Massive star (8-25 M_sun) exhausts fuel sequentially: H → He → C → O → Si → Fe. Iron core can't fuse to release energy. Core collapses; electrons captured by protons → neutrons. Neutron core resists further collapse via degeneracy pressure. Outer layers explode as supernova; collapse continues to ~20 km radius. Neutron star is the leftover compact core.
Why is it so dense?
Atomic nuclei pushed together. Normal matter has electron clouds making atoms 10⁵× larger than nuclei. In neutron star, electrons combined with protons → neutrons; nuclei pack at nuclear density. Density: ~10¹⁷ kg/m³ — same as inside an atomic nucleus.

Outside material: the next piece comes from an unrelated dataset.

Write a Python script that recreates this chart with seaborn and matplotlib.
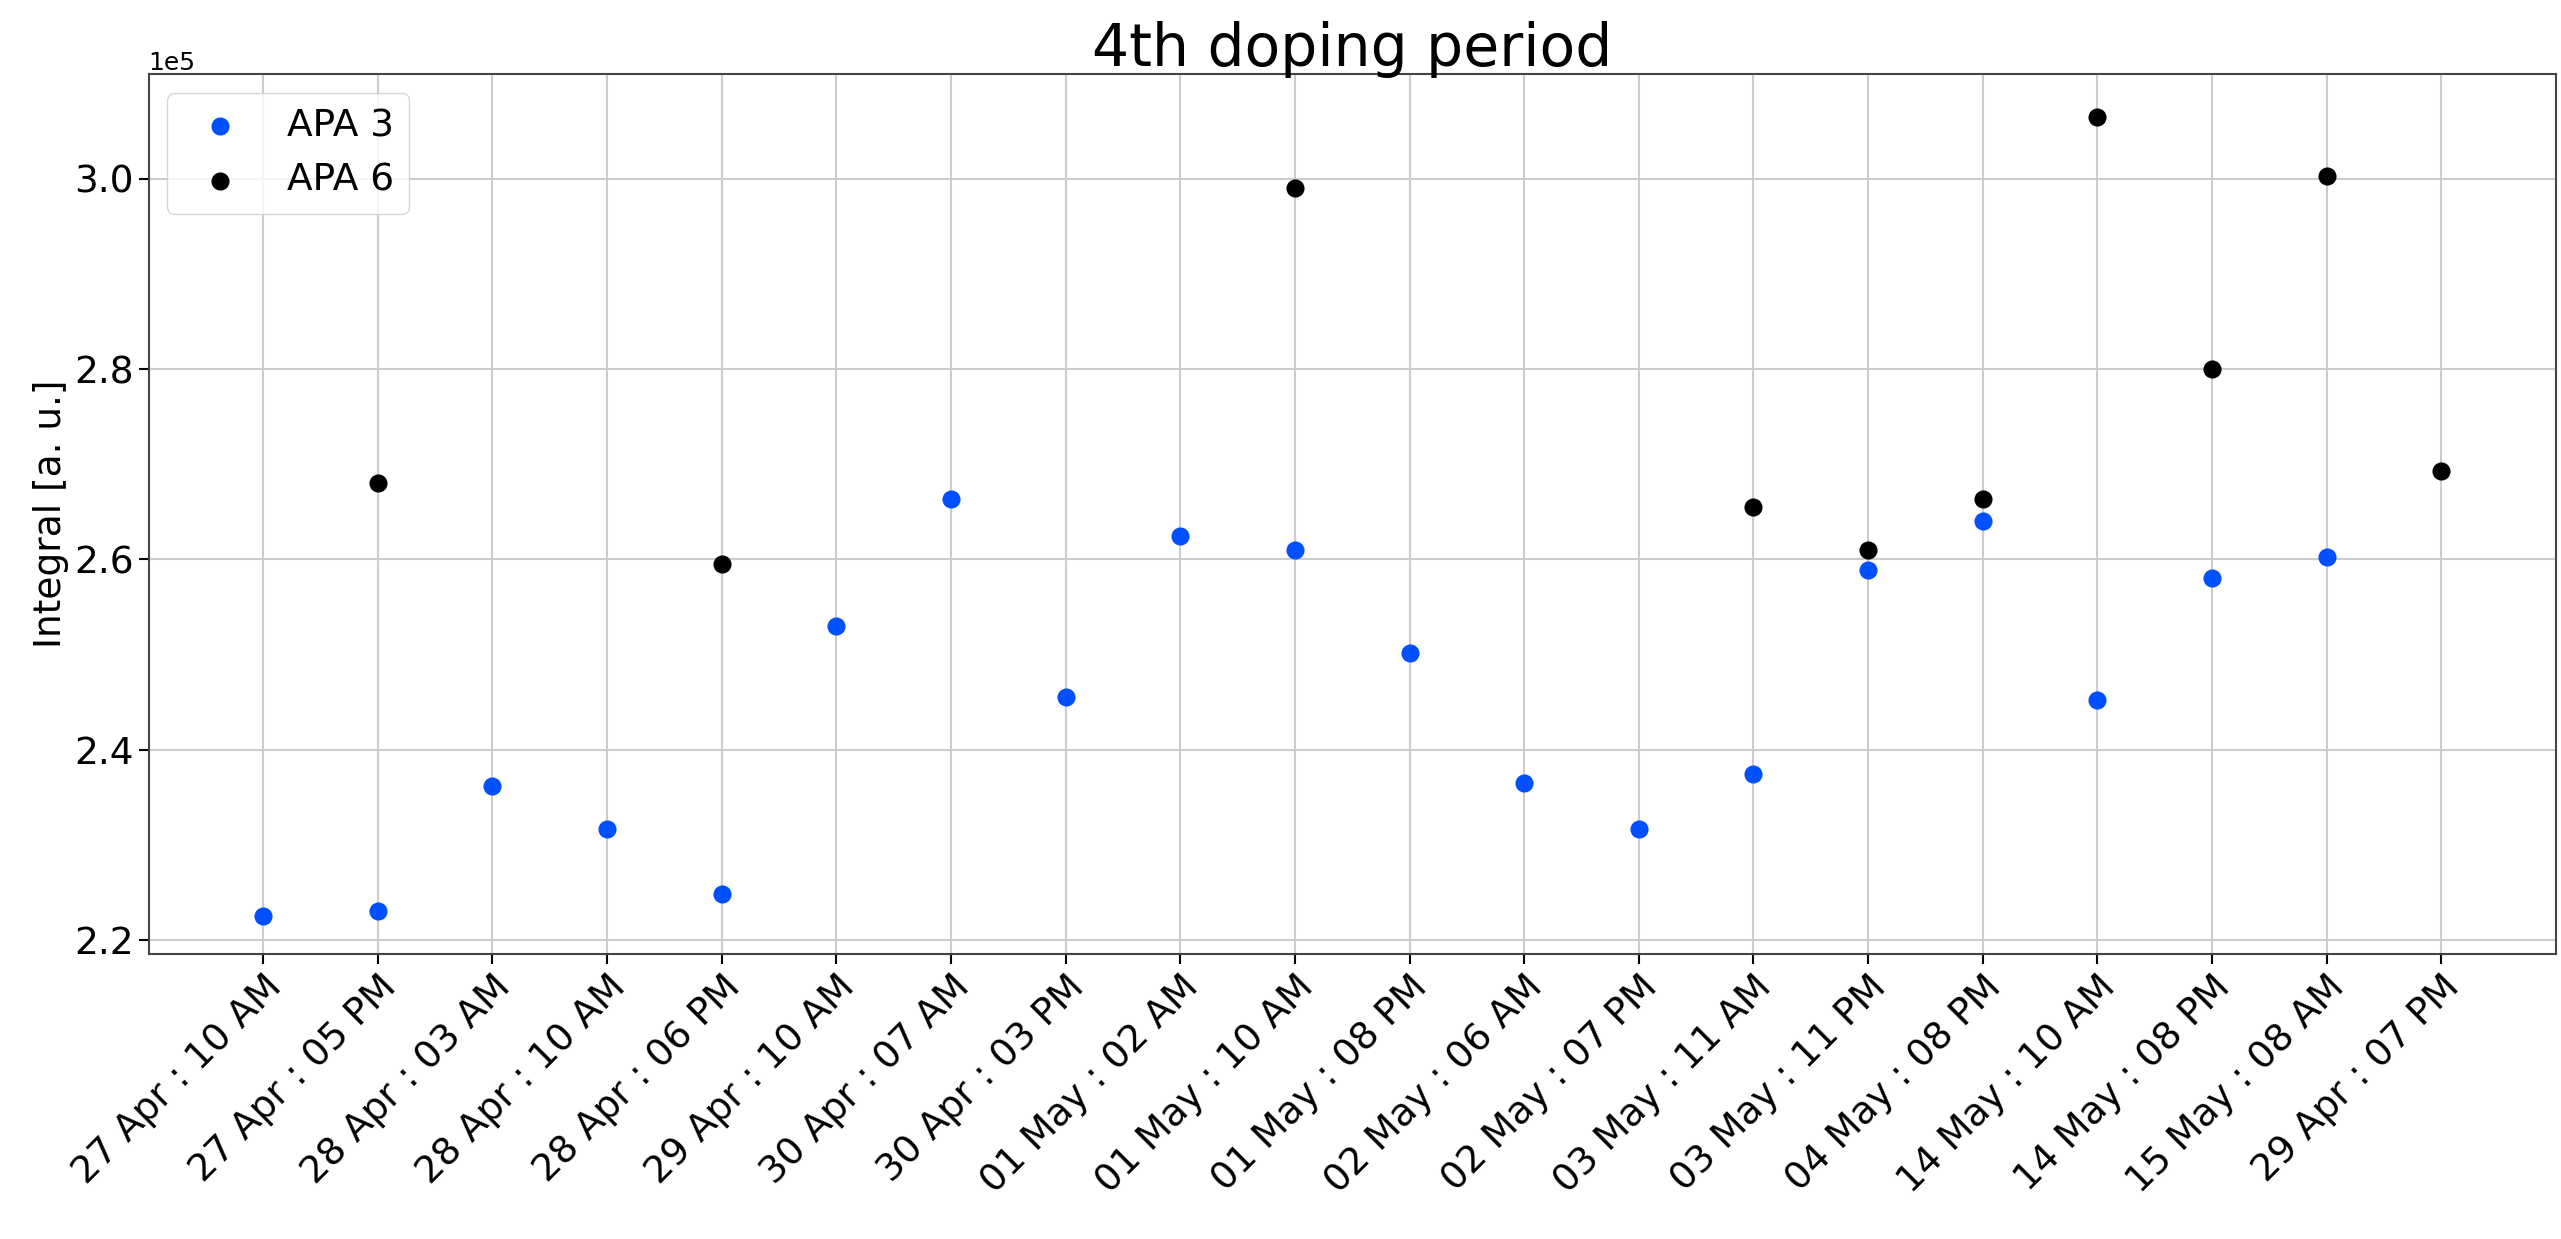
import numpy as np
import pandas as pd
import matplotlib
matplotlib.use("Agg")
import matplotlib.pyplot as plt
import seaborn as sns

labels = ["27 Apr : 10 AM", "27 Apr : 05 PM", "28 Apr : 03 AM", "28 Apr : 10 AM",
          "28 Apr : 06 PM", "29 Apr : 10 AM", "30 Apr : 07 AM", "30 Apr : 03 PM",
          "01 May : 02 AM", "01 May : 10 AM", "01 May : 08 PM", "02 May : 06 AM",
          "02 May : 07 PM", "03 May : 11 AM", "03 May : 11 PM", "04 May : 08 PM",
          "14 May : 10 AM", "14 May : 08 PM", "15 May : 08 AM", "29 Apr : 07 PM"]
apa3 = [2.225, 2.230, 2.362, 2.316, 2.248, 2.530, 2.663, 2.455, 2.625, 2.610,
        2.502, 2.365, 2.316, 2.374, 2.589, 2.640, 2.452, 2.580, 2.602, np.nan]
apa6 = [np.nan, 2.680, np.nan, np.nan, 2.595, np.nan, np.nan, np.nan, np.nan, 2.990,
        np.nan, np.nan, np.nan, 2.655, 2.610, 2.663, 3.065, 2.800, 3.003, 2.693]

df = pd.DataFrame({"idx": np.arange(len(labels)),
                   "APA 3": np.array(apa3) * 1e5,
                   "APA 6": np.array(apa6) * 1e5})

sns.set_style("whitegrid")
plt.rcParams['font.family'] = ['DejaVu Sans']
plt.rcParams['text.color'] = 'black'
fig = plt.figure(figsize=(25.61, 12.39), dpi=100)
ax = fig.add_axes([0.058, 0.23, 0.94, 0.71])

sns.scatterplot(data=df, x="idx", y="APA 3", color="#0050ff", s=170, linewidth=0,
                label="APA 3", ax=ax, zorder=3)
sns.scatterplot(data=df, x="idx", y="APA 6", color="black", s=170, linewidth=0,
                label="APA 6", ax=ax, zorder=3)

ax.set_xticks(df["idx"])
ax.set_xticklabels(labels, rotation=45, ha="right", rotation_mode="anchor", fontsize=27)
ax.tick_params(axis="both", labelsize=27, colors="black", direction="out",
               length=7, width=1.5, left=True, bottom=True)
ax.set_xlim(-1, 20)
ax.set_ylim(2.185e5, 3.11e5)
ax.ticklabel_format(axis="y", style="sci", scilimits=(0, 0))
ax.yaxis.get_offset_text().set_fontsize(18)
ax.set_xlabel("")
ax.set_ylabel("Integral [a. u.]", fontsize=27, color="black")
ax.set_title("4th doping period", fontsize=42, color="black")
ax.grid(True, color="#cccccc", linewidth=1.5)
for sp in ax.spines.values():
    sp.set_color("#444444")
    sp.set_linewidth(1.5)
ax.legend(loc="upper left", fontsize=27, frameon=True, edgecolor="#cccccc")

fig.savefig("out.png", dpi=100)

A teaspoon weighs ~6 billion tons.
What's a pulsar?
Rotating neutron star with strong magnetic field. Radiation beam aligned with magnetic axis sweeps through space — observed as pulses. Periods: milliseconds (millisecond pulsars) to seconds (slower, older). Discovery: 1967 by Jocelyn Bell Burnell. First found pulsar (LGM-1) was nicknamed "Little Green Men" because pulses seemed artificially regular.
What's a magnetar?
Neutron star with extreme magnetic field — 10¹⁴-10¹⁵ G (a quadrillion times Earth). Cause: turbulent dynamo during early life. Decay via flares (giant magnetar flares). Some magnetars are sources of fast radio bursts (FRBs). About 30 known.
How fast can a neutron star spin?
Up to ~700 Hz. Period in milliseconds. PSR J1748-2446ad rotates at 716 Hz (~25% speed of light at equator). Newly-formed neutron stars spin even faster (50-1000 Hz). Slow over time as they radiate energy. Spin-up by mass transfer in binaries → millisecond pulsars.

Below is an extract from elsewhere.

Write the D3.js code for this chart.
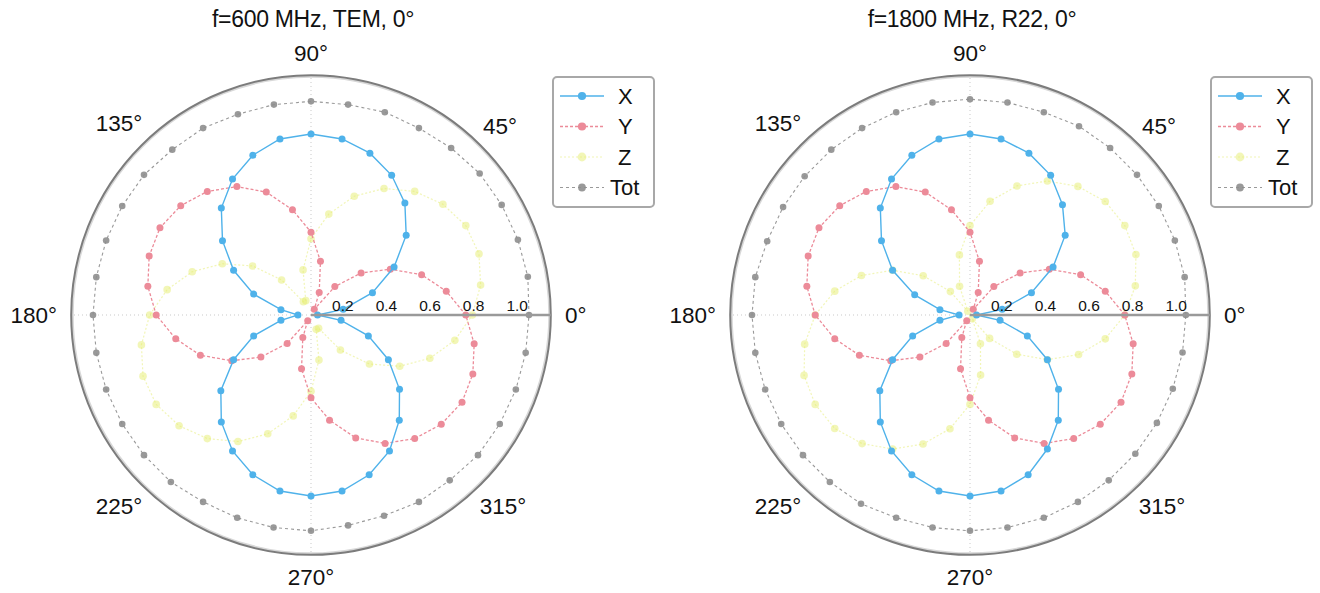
<!DOCTYPE html>
<html><head><meta charset="utf-8">
<script src="https://cdn.jsdelivr.net/npm/d3@7"></script>
<style>
body{margin:0;background:#fff}
svg{display:block}
text{font-family:"Liberation Sans",Arial,Helvetica,sans-serif;fill:#111}
</style>
</head><body>
<svg id="c" width="1320" height="593"></svg>
<script>
// ---- data ----
const angles = [0,10,20,30,40,50,60,70,80,90,100,110,120,130,140,150,160,170,
                180,190,200,210,220,230,240,250,260,270,280,290,300,310,320,330,340,350];
const titles = ["f=600 MHz, TEM, 0°", "f=1800 MHz, R22, 0°"];
const seriesNames = ["X","Y","Z","Tot"];
const radialTicks = [0.2,0.4,0.6,0.8,1.0];
const radialTickLabels = ["0.2","0.4","0.6","0.8","1.0"];
const angleTicks = [0,45,90,135,180,225,270,315];
const angleTickLabels = ["0°","45°","90°","135°","180°","225°","270°","315°"];

const leftX = [0.03,0.15,0.30,0.44,0.57,0.67,0.74,0.79,0.82,0.83,0.82,0.78,0.72,0.64,0.53,0.41,0.28,0.14,
               0.06,0.14,0.28,0.41,0.54,0.64,0.72,0.78,0.82,0.83,0.82,0.78,0.72,0.63,0.53,0.41,0.28,0.14];
const leftY = [0.71,0.63,0.54,0.42,0.30,0.17,0.03,0.11,0.25,0.38,0.49,0.60,0.68,0.74,0.78,0.80,0.79,0.76,
               0.71,0.63,0.54,0.42,0.30,0.17,0.03,0.11,0.25,0.38,0.49,0.60,0.68,0.74,0.78,0.80,0.79,0.76];
const leftZ = [0.74,0.79,0.82,0.82,0.79,0.74,0.67,0.58,0.47,0.35,0.21,0.07,0.07,0.21,0.35,0.47,0.58,0.67,
               0.74,0.79,0.82,0.82,0.79,0.74,0.67,0.58,0.47,0.35,0.21,0.07,0.07,0.21,0.35,0.47,0.58,0.67];
const leftTot = [1.00,1.01,1.01,1.01,1.01,1.00,0.99,0.99,0.98,0.98,0.98,0.98,0.99,0.99,1.00,1.00,1.00,1.00,
                 1.00,1.00,1.00,1.00,1.00,1.00,0.99,0.99,0.99,0.99,0.98,0.98,0.99,0.99,1.00,1.00,1.00,1.00];

const rightX = [0.03,0.15,0.30,0.44,0.57,0.66,0.74,0.79,0.82,0.83,0.82,0.78,0.72,0.64,0.53,0.41,0.27,0.14,
                0.05,0.14,0.28,0.41,0.54,0.64,0.72,0.78,0.82,0.83,0.82,0.78,0.71,0.63,0.53,0.41,0.28,0.14];
const rightY = [0.71,0.63,0.54,0.42,0.30,0.17,0.03,0.11,0.25,0.38,0.49,0.60,0.68,0.74,0.78,0.80,0.79,0.76,
                0.71,0.63,0.54,0.42,0.30,0.17,0.03,0.11,0.25,0.38,0.49,0.60,0.68,0.74,0.78,0.80,0.79,0.76];
const rightZ = [0.71,0.77,0.81,0.82,0.81,0.77,0.71,0.63,0.53,0.41,0.28,0.14,0.02,0.14,0.28,0.41,0.53,0.63,
                0.71,0.77,0.81,0.82,0.81,0.77,0.71,0.63,0.53,0.41,0.28,0.14,0.02,0.14,0.28,0.41,0.53,0.63];
const rightTot = [0.99,1.00,1.00,1.00,1.00,1.00,1.00,0.99,0.99,0.99,0.99,0.99,0.99,0.99,0.99,0.99,0.99,1.00,
                  1.00,1.00,1.00,1.00,1.00,1.00,1.00,0.99,0.99,0.99,0.99,0.99,0.99,0.99,0.99,0.99,0.99,0.99];

// ---- layout / style ----
const panels = [
  {cx:311, cy:315, title:titles[0], series:[leftX,leftY,leftZ,leftTot], legX:553, legY:77},
  {cx:970, cy:315, title:titles[1], series:[rightX,rightY,rightZ,rightTot], legX:1211, legY:77}
];
const styles = {
  X:  {color:"#4fb2ea", width:1.4, dash:null,  r:3.5, op:1},
  Y:  {color:"#ec8b99", width:1.3, dash:"3,2", r:3.5, op:1},
  Z:  {color:"#e6ee70", width:1.2, dash:"2,2", r:3.8, op:0.5},
  Tot:{color:"#8e8e8e", width:1.1, dash:"3,3", r:3.3, op:0.9}
};
const drawOrder = ["Z","Tot","Y","X"];

const svg = d3.select("#c");
const r = d3.scaleLinear().domain([0,1]).range([0,218]);
const rMax = 1.1;
const toRad = a => (90 - a) * Math.PI / 180;

panels.forEach(p => {
  const g = svg.append("g").attr("transform", `translate(${p.cx},${p.cy})`);

  // title
  svg.append("text").attr("x", p.cx + 2).attr("y", 27).attr("text-anchor","middle")
    .attr("font-size", 23).attr("letter-spacing", -0.3).text(p.title);

  // spokes
  [90,180,270].forEach(a => {
    const [x,y] = d3.pointRadial(toRad(a), r(rMax));
    g.append("line").attr("x1",0).attr("y1",0).attr("x2",x).attr("y2",y)
      .attr("stroke","#c9c9c9").attr("stroke-width",1).attr("stroke-dasharray","1,3");
  });

  // outer circle
  g.append("circle").attr("r", r(rMax) - 1.5).attr("fill","none")
    .attr("stroke","#d8d8d8").attr("stroke-width",2);
  g.append("circle").attr("r", r(rMax)).attr("fill","none")
    .attr("stroke","#7c7c7c").attr("stroke-width",2);

  // series
  drawOrder.forEach(name => {
    const vals = p.series[seriesNames.indexOf(name)];
    const st = styles[name];
    const data = angles.map((a,i) => ({a, v: vals[i]}));
    const line = d3.lineRadial().angle(d => toRad(d.a)).radius(d => r(d.v)).curve(d3.curveLinearClosed);
    g.append("path").attr("d", line(data)).attr("fill","none")
      .attr("stroke", st.color).attr("stroke-width", st.width).attr("opacity", st.op)
      .attr("stroke-dasharray", st.dash);
    g.selectAll(null).data(data).join("circle")
      .attr("cx", d => d3.pointRadial(toRad(d.a), r(d.v))[0])
      .attr("cy", d => d3.pointRadial(toRad(d.a), r(d.v))[1])
      .attr("r", st.r).attr("fill", st.color).attr("opacity", st.op);
  });

  // radial axis (0°)
  g.append("line").attr("x1",0).attr("y1",0).attr("x2", r(rMax)).attr("y2",0)
    .attr("stroke","#9a9a9a").attr("stroke-width",2.4);
  radialTicks.forEach((t,i) => {
    g.append("text").attr("x", r(t) - 1).attr("y", -4).attr("text-anchor","end")
      .attr("font-size", 15.5).text(radialTickLabels[i]);
  });

  // angle labels
  angleTicks.forEach((a,i) => {
    const t = g.append("text").attr("font-size", 22.5).text(angleTickLabels[i])
      .attr("text-anchor","middle").attr("dominant-baseline","central");
    const w = t.node().getComputedTextLength();
    const h = 16;
    const th = a * Math.PI / 180;
    const R = 254 + Math.hypot(Math.cos(th) * w / 2, Math.sin(th) * h / 2);
    t.attr("x", R * Math.cos(th)).attr("y", -R * Math.sin(th));
  });

  // legend
  const lg = svg.append("g").attr("transform", `translate(${p.legX},${p.legY})`);
  lg.append("rect").attr("width",101).attr("height",130).attr("rx",4)
    .attr("fill","#fff").attr("stroke","#a8a8a8").attr("stroke-width",2);
  seriesNames.forEach((name,i) => {
    const st = styles[name];
    const y = 19 + i * 30.5;
    lg.append("line").attr("x1",7).attr("x2",51).attr("y1",y).attr("y2",y)
      .attr("stroke", st.color).attr("stroke-width", st.width).attr("opacity", st.op)
      .attr("stroke-dasharray", st.dash);
    lg.append("circle").attr("cx",29).attr("cy",y).attr("r",st.r+0.6)
      .attr("fill",st.color).attr("opacity",st.op);
    lg.append("text").attr("x", name === "Tot" ? 57 : 65).attr("y", y)
      .attr("dominant-baseline","central").attr("font-size",22).text(name);
  });
});
</script>
</body></html>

Could a neutron star turn into a black hole?
Yes, if mass exceeds ~3 M_sun (TOV limit). Through accretion or merger. Two neutron stars merging often produce a black hole. GW170817 (gravitational wave + electromagnetic detection 2017) was a NS merger event — produced kilonova.
What are kilonovae?
Mergers of two neutron stars. Release ~10⁴² J, including gravitational waves, gamma-ray burst, optical/UV/IR emission, kilonova ejecta. Heavy elements (gold, platinum) produced via r-process. Kilonova GW170817 confirmed neutron star mergers as origin of much of universe's heavy elements.